◆ YOUR OBJECTIVE: Begin with the first line and repeat exactly through the line containing "64000, 66000, 68000];"; leave every image out.

====== SUPPLIED MATERIAL ======

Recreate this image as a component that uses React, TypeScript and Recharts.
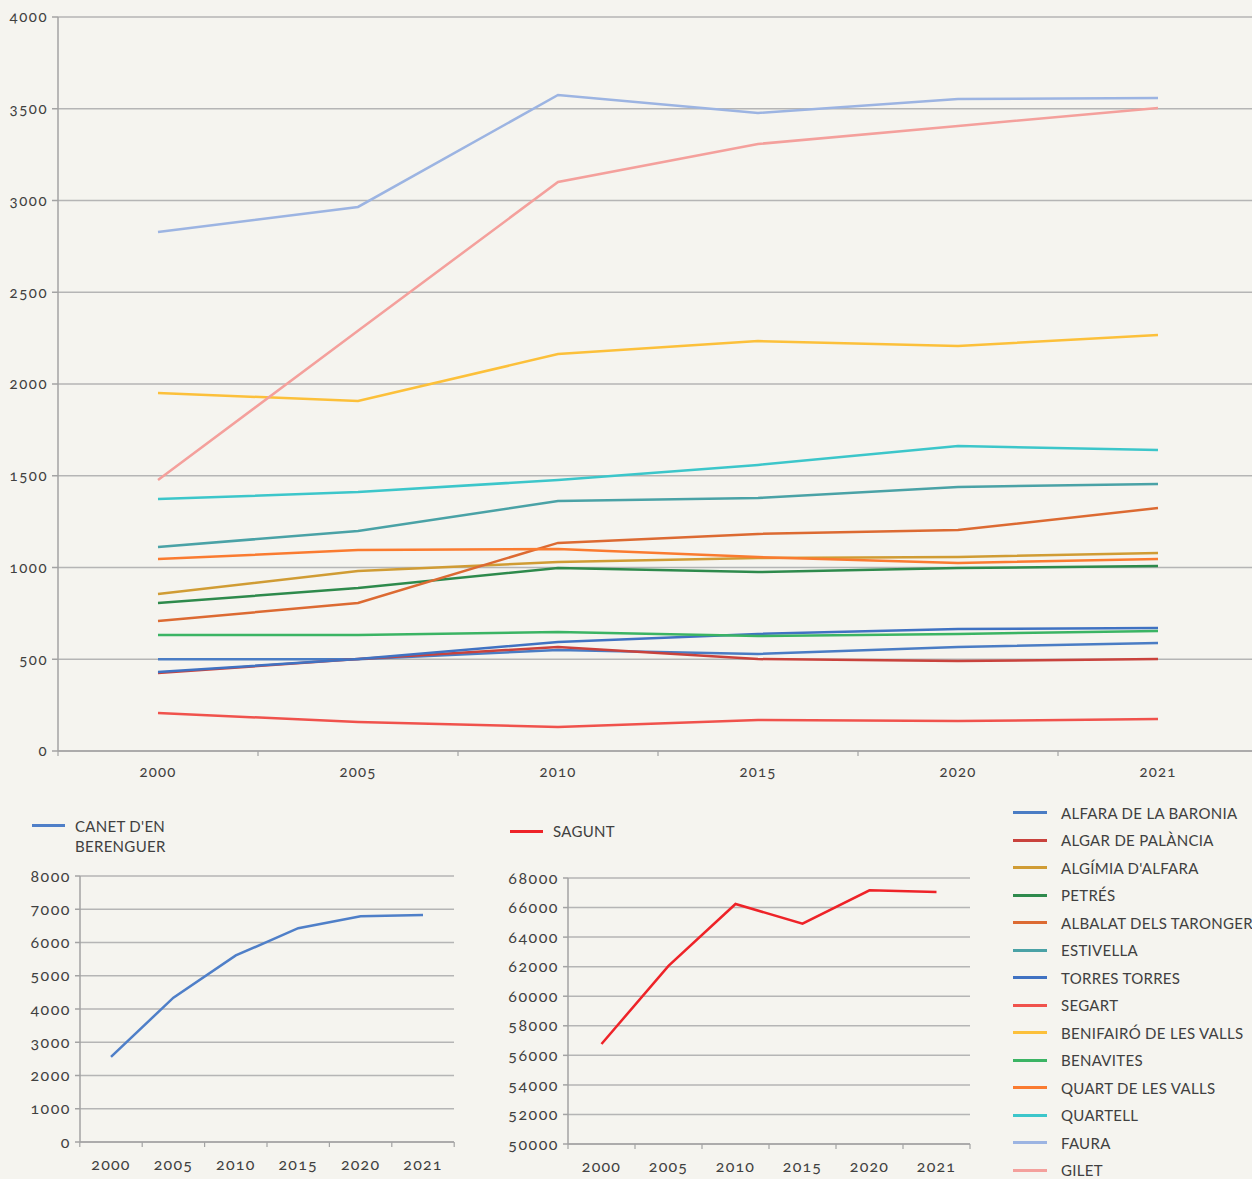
import React from "react";
import { LineChart, Line, XAxis, YAxis, CartesianGrid } from "recharts";

const years = ["2000", "2005", "2010", "2015", "2020", "2021"];

const alfara = [500, 500, 550, 529, 567, 589];
const algar = [425, 501, 567, 501, 490, 501];
const algimia = [856, 981, 1030, 1052, 1057, 1079];
const petres = [807, 888, 997, 975, 997, 1008];
const albalat = [708, 807, 1134, 1183, 1204, 1324];
const estivella = [1112, 1199, 1362, 1379, 1439, 1455];
const torres = [430, 501, 594, 638, 665, 670];
const segart = [207, 158, 131, 169, 163, 174];
const benifairo = [1951, 1907, 2163, 2234, 2207, 2267];
const benavites = [632, 632, 648, 627, 638, 654];
const quart = [1046, 1095, 1101, 1057, 1025, 1046];
const quartell = [1373, 1411, 1477, 1559, 1662, 1640];
const faura = [2828, 2965, 3575, 3477, 3553, 3559];
const gilet = [1477, 2290, 3101, 3308, 3406, 3504];

const canet = [2560, 4340, 5610, 6430, 6790, 6830];
const sagunt = [56770, 62050, 66240, 64910, 67170, 67060];

const mainTicks = [0, 500, 1000, 1500, 2000, 2500, 3000, 3500, 4000];
const canetTicks = [0, 1000, 2000, 3000, 4000, 5000, 6000, 7000, 8000];
const saguntTicks = [50000, 52000, 54000, 56000, 58000, 60000, 62000, 64000, 66000, 68000];

const series = [
  { key: "alfara", name: "ALFARA DE LA BARONIA", values: alfara, color: "#4a7cc4" },
  { key: "algar", name: "ALGAR DE PALÀNCIA", values: algar, color: "#c9423c" },
  { key: "algimia", name: "ALGÍMIA D'ALFARA", values: algimia, color: "#d09c34" },
  { key: "petres", name: "PETRÉS", values: petres, color: "#2e8a4c" },
  { key: "albalat", name: "ALBALAT DELS TARONGERS", values: albalat, color: "#dc6a32" },
  { key: "estivella", name: "ESTIVELLA", values: estivella, color: "#4aa2a6" },
  { key: "torres", name: "TORRES TORRES", values: torres, color: "#4072c2" },
  { key: "segart", name: "SEGART", values: segart, color: "#f0524c" },
  { key: "benifairo", name: "BENIFAIRÓ DE LES VALLS", values: benifairo, color: "#fcc03a" },
  { key: "benavites", name: "BENAVITES", values: benavites, color: "#3bb464" },
  { key: "quart", name: "QUART DE LES VALLS", values: quart, color: "#fa7b30" },
  { key: "quartell", name: "QUARTELL", values: quartell, color: "#3cc6ca" },
  { key: "faura", name: "FAURA", values: faura, color: "#9cb4e2" },
  { key: "gilet", name: "GILET", values: gilet, color: "#f4a09c" },
];

const mainData = years.map((year, i) => {
  const row: Record<string, string | number> = { year };
  series.forEach((s) => {
    row[s.key] = s.values[i];
  });
  return row;
});
const canetData = years.map((year, i) => ({ year, value: canet[i] }));
const saguntData = years.map((year, i) => ({ year, value: sagunt[i] }));

const AXIS = "#a3a3a3";
const GRID = "#b5b5b5";
const TEXT = "#404040";

// year label centred in its band, tick marks on the band edges
function BandTick(props: any) {
  const { x, y, payload, index, half, count, fontSize, gap } = props;
  return (
    <g>
      <line x1={x - half} x2={x - half} y1={y} y2={y + 5} stroke={AXIS} strokeWidth={1.2} />
      {index === count - 1 && (
        <line x1={x + half} x2={x + half} y1={y} y2={y + 5} stroke={AXIS} strokeWidth={1.2} />
      )}
      <text
        x={x}
        y={y + gap}
        textAnchor="middle"
        dominantBaseline="middle"
        fontSize={fontSize}
        fill={TEXT}
        letterSpacing={1.2}
      >
        {payload.value}
      </text>
    </g>
  );
}

export default function App() {
  return (
    <div
      style={{
        position: "fixed",
        left: 0,
        top: 0,
        width: 1252,
        height: 1179,
        overflow: "hidden",
        background: "#f5f4ef",
        fontFamily: "Lato, 'Open Sans', sans-serif",
        fontVariantNumeric: "oldstyle-nums",
        color: TEXT,
      }}
    >
      <div style={{ position: "absolute", left: 0, top: 0 }}>
        <LineChart width={1270} height={791} data={mainData} margin={{ top: 17, right: 12, left: 0, bottom: 0 }}>
          <CartesianGrid vertical={false} stroke={GRID} strokeWidth={1.5} />
          <XAxis
            dataKey="year"
            height={40}
            padding={{ left: 100, right: 100 }}
            axisLine={{ stroke: AXIS, strokeWidth: 1.5 }}
            tickLine={false}
            tickSize={0}
            tickMargin={0}
            interval={0}
            tick={(p: any) => <BandTick {...p} half={100} count={years.length} fontSize={15} gap={22} />}
          />
          <YAxis
            width={58}
            domain={[0, 4000]}
            ticks={mainTicks}
            interval={0}
            tickSize={6}
            tickMargin={4}
            axisLine={{ stroke: AXIS, strokeWidth: 1.5 }}
            tickLine={{ stroke: AXIS, strokeWidth: 1.5 }}
            tick={{ fontSize: 15, fill: TEXT, letterSpacing: 1.5 }}
          />
          {series.map((s) => (
            <Line
              key={s.key}
              dataKey={s.key}
              name={s.name}
              stroke={s.color}
              strokeWidth={2.5}
              dot={false}
              activeDot={false}
              isAnimationActive={false}
            />
          ))}
        </LineChart>
      </div>

      {/* CANET legend */}
      <div style={{ position: "absolute", left: 32, top: 816, display: "flex", alignItems: "flex-start" }}>
        <div style={{ width: 33, height: 3, background: "#4f7fc8", marginTop: 8, marginRight: 10 }} />
        <div style={{ fontSize: 15, lineHeight: "20px", letterSpacing: 0.3 }}>
          CANET D'EN
          <br />
          BERENGUER
        </div>
      </div>

      <div style={{ position: "absolute", left: 0, top: 860 }}>
        <LineChart width={470} height={320} data={canetData} margin={{ top: 16, right: 16, left: 0, bottom: 0 }}>
          <CartesianGrid vertical={false} stroke={GRID} strokeWidth={1.5} />
          <XAxis
            dataKey="year"
            height={38}
            padding={{ left: 31, right: 31 }}
            axisLine={{ stroke: AXIS, strokeWidth: 1.5 }}
            tickLine={false}
            tickSize={0}
            tickMargin={0}
            interval={0}
            tick={(p: any) => <BandTick {...p} half={31.2} count={years.length} fontSize={16} gap={24} />}
          />
          <YAxis
            width={80}
            domain={[0, 8000]}
            ticks={canetTicks}
            interval={0}
            tickSize={5}
            tickMargin={4}
            axisLine={{ stroke: AXIS, strokeWidth: 1.5 }}
            tickLine={{ stroke: AXIS, strokeWidth: 1.5 }}
            tick={{ fontSize: 16, fill: TEXT, letterSpacing: 1.5 }}
          />
          <Line
            dataKey="value"
            name="CANET D'EN BERENGUER"
            stroke="#4f7fc8"
            strokeWidth={2.5}
            dot={false}
            activeDot={false}
            isAnimationActive={false}
          />
        </LineChart>
      </div>

      {/* SAGUNT legend */}
      <div style={{ position: "absolute", left: 510, top: 821, display: "flex", alignItems: "center" }}>
        <div style={{ width: 33, height: 3, background: "#ee2328", marginRight: 10 }} />
        <div style={{ fontSize: 15, lineHeight: "20px", letterSpacing: 0.3 }}>SAGUNT</div>
      </div>

      <div style={{ position: "absolute", left: 480, top: 860 }}>
        <LineChart width={500} height={320} data={saguntData} margin={{ top: 18, right: 10, left: 0, bottom: 0 }}>
          <CartesianGrid vertical={false} stroke={GRID} strokeWidth={1.5} />
          <XAxis
            dataKey="year"
            height={36}
            padding={{ left: 33.5, right: 33.5 }}
            axisLine={{ stroke: AXIS, strokeWidth: 1.5 }}
            tickLine={false}
            tickSize={0}
            tickMargin={0}
            interval={0}
            tick={(p: any) => <BandTick {...p} half={33.5} count={years.length} fontSize={16} gap={24} />}
          />
          <YAxis
            width={88}
            domain={[50000, 68000]}
            ticks={saguntTicks}
            interval={0}
            tickSize={5}
            tickMargin={4}
            axisLine={{ stroke: AXIS, strokeWidth: 1.5 }}
            tickLine={{ stroke: AXIS, strokeWidth: 1.5 }}
            tick={{ fontSize: 16, fill: TEXT, letterSpacing: 1.5 }}
          />
          <Line
            dataKey="value"
            name="SAGUNT"
            stroke="#ee2328"
            strokeWidth={2.5}
            dot={false}
            activeDot={false}
            isAnimationActive={false}
          />
        </LineChart>
      </div>

      {/* main legend */}
      <div style={{ position: "absolute", left: 1013, top: 799 }}>
        {series.map((s) => (
          <div key={s.key} style={{ display: "flex", alignItems: "center", height: 27.5, whiteSpace: "nowrap" }}>
            <div style={{ width: 34, height: 3, background: s.color, marginRight: 14, flex: "none" }} />
            <div style={{ fontSize: 15, letterSpacing: 0.3 }}>{s.name}</div>
          </div>
        ))}
      </div>
    </div>
  );
}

======

◆ RESULT BELOW:
Recreate this image as a component that uses React, TypeScript and Recharts.
import React from "react";
import { LineChart, Line, XAxis, YAxis, CartesianGrid } from "recharts";

const years = ["2000", "2005", "2010", "2015", "2020", "2021"];

const alfara = [500, 500, 550, 529, 567, 589];
const algar = [425, 501, 567, 501, 490, 501];
const algimia = [856, 981, 1030, 1052, 1057, 1079];
const petres = [807, 888, 997, 975, 997, 1008];
const albalat = [708, 807, 1134, 1183, 1204, 1324];
const estivella = [1112, 1199, 1362, 1379, 1439, 1455];
const torres = [430, 501, 594, 638, 665, 670];
const segart = [207, 158, 131, 169, 163, 174];
const benifairo = [1951, 1907, 2163, 2234, 2207, 2267];
const benavites = [632, 632, 648, 627, 638, 654];
const quart = [1046, 1095, 1101, 1057, 1025, 1046];
const quartell = [1373, 1411, 1477, 1559, 1662, 1640];
const faura = [2828, 2965, 3575, 3477, 3553, 3559];
const gilet = [1477, 2290, 3101, 3308, 3406, 3504];

const canet = [2560, 4340, 5610, 6430, 6790, 6830];
const sagunt = [56770, 62050, 66240, 64910, 67170, 67060];

const mainTicks = [0, 500, 1000, 1500, 2000, 2500, 3000, 3500, 4000];
const canetTicks = [0, 1000, 2000, 3000, 4000, 5000, 6000, 7000, 8000];
const saguntTicks = [50000, 52000, 54000, 56000, 58000, 60000, 62000, 64000, 66000, 68000];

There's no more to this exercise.